I managed to extricate myself from the date with the older gentleman with not too much trouble.
Went to Y and M's party and although I had a great time, I wasn't feeling it the way I normally do. For example, although I lost my shirt and bra (Dan just can't stand seeing me wearing clothes *lol*) I ended up putting them back on, even though I was only getting good comments. I just wasn't feeling sexy like that. I mean, I was flirting like a fiend with the world in general (the liquid chocolate is just such a good prop to make people want you) and with D and Lori in particular. D and I have even made a date to make a date to do a little otk. I haven't done otk since ... Jason. Wow. And I know that D can be pretty intense and I don't know if I'm ready to get intense with anyone, let alone a casual encounter.
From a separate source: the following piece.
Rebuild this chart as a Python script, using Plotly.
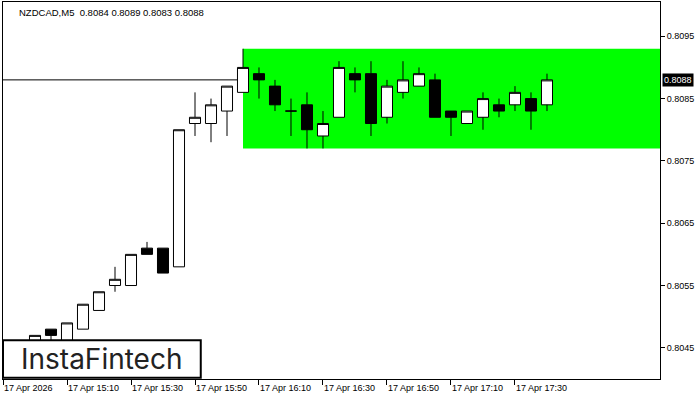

Y played with our 24 year old Brit who is leaving in May and apparently it was fabulous and she highly recommends that I try him out before he leaves. But - they fucked and I'm not sure that I want to have sex with anyone. It's strange - it's like I'm waiting for S and yet I know that there is no future there.
I finally talked to him, a few days ago. I called him to try to find out when he would not be working (never - seriously, the guy never stops working) and he told me that he is going back to Toronto to work on a show or a movie or something. I don't know if that means that him and his ex are planning a reconciliation. I don't know if he'll ever come back to Vancouver, even though he said that he still wants to make this his home. I don't know if we'll even manage to hook up before he leaves. I did say that at the very least I would like it if he called me to say goodbye when he goes back to Ontario, because I would find it very sad if he just left without saying goodbye.
As long as that's there, though, I'm not interested in anything or anyone else. I just want him so fucking badly.
There's a large part of me that wishes we never met, because then I wouldn't know what I was missing.